Nel comporre il discorso, la sinteticità di ogni verso crea un metafisico senso di sospensione e di solitudine: “Un appoggio, un grido/ Latrato di cane selvatico /Allupato assurdo sincopato destino/ Siamo quella roba. / La nave che non fai entrare, l’acqua che ti assorbe/ Il sale che brucia la pelle/ E il sole che ustiona.“. E poi il finale:” /Siamo acqua e terra/ Nuova.” (pag.64).
Il vissuto di chi scrive si fonde con la condizione degli ultimi della società, seppure nella convinzione di essere “nuovi”, nonostante. Non a caso, come è già stato rilevato in altre note di lettura, una ricorrente parola tematica, soglia, denota un senso di esclusione, di insoddisfazione, di incompiutezza. Nulla di nuovo, di questi tempi, in cui tutto viene rimesso in discussione generando nell’Io stesso disagio e smarrimento.
La riflessione dell’Autrice sulla sua microstoria personale viene influenzata o, meglio, inserita nella Storia che impatta sul nostro vivere, sui sentimenti, sugli eventi stessi: “Voglio il foglio pesante per segnare in/ Nero il tratto della fine. / […] / Un anno di guerra genera spavento/ E scompiglio. Mondo oppresso.” Oppure, descrivendo – non a caso – un’opera visiva: “Omini neri appoggiati a terra/ […] Affumicati sul foglio in mezzo/ A macchie ocra e paglia. / / Sorte appesa gestita fuori dalle acque/ Internazionali. Fuori dalla ONG che chiedono compassione. Fuori dalla pietà/ Fuori dalla memoria. Dentro la storia.” (pag.31). Poiché l’isolamento e l’emarginazione allignano profondamente nella Storia attuale, la proposizione/avverbio fuori, iterata più volte, rafforza il significato di soglia, accrescendo un inquietante sentimento di esclusione. A tal punto che, coerentemente, un testo parla di fuga: “Voglio prendere il treno e perdermi/ […] / Voglio sparire.”

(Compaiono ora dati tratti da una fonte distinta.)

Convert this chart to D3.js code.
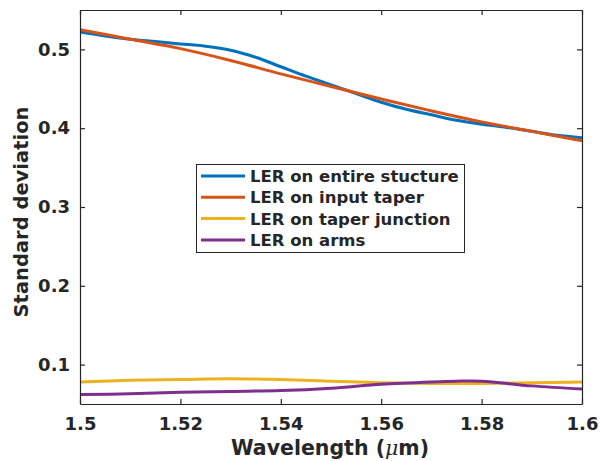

Va rilevato che l’uso della maiuscola in apertura di ogni verso, secondo noi, ha un’importanza strutturale, quasi a voler conferire nobiltà ai temi esposti in ogni “riga”, al fine di una successiva argomentazione.
Un intenso spleen novembrino percorre tutta la silloge – lo spleen di Milano…- presente anche nel testo eponimo – “Novembre in Milano” – figurativamente sintetizzato dall’aforisma: “Siamo ombra e soglia.” (pag.31), che avrebbe anche potuto essere il titolo dell’intera raccolta. Smorzando ogni possibile entusiasmo, lo spleen si riverbera in ogni immagine e grazie ad esso neppure l’amore conosce la passione: “I cocci, come cenere/ stanno in basso/ […]/ Stanno sotto il mio sguardo/ […]Che lento ti guarda che ti vesti e/ Non è curioso// Non si appassiona al tuo seno/ All’incavo del tuo braccio al monte del tuo pube/ ”(pag.81). Tuttavia, una venatura affettuosa: “Io voglio il tuo bene” – può essere letta come un’implicita richiesta d’amore.
Spleen o vuoto? Quello che l’Autrice vuole comunicarci di preciso è rinchiuso nei suoi sintetici versi, nel loro mistero. Ma noi percepiamo che il suo sguardo sul mondo ben si adatta all’air du temps che tutti ci avvolge e ci accomuna: la realtà oggettiva è specchio di un “dismesso sogno”, del deserto che è in noi e fuori di noi. Ovvero, per una pittrice come lei, nei “Tableaux vivants” della periferia “accecata”.
Laura Cantelmo
Milano, Ottobre 2024
Ringrazio Laura Cantelmo per la sensibilità con cui ha letto e interpretato la mia poesia. In amicizia
Mi fa piacere, Serena, il tuo apprezzamento e spero tu voglia aggiungere, volendo, anche degli spunti critici. Grazie.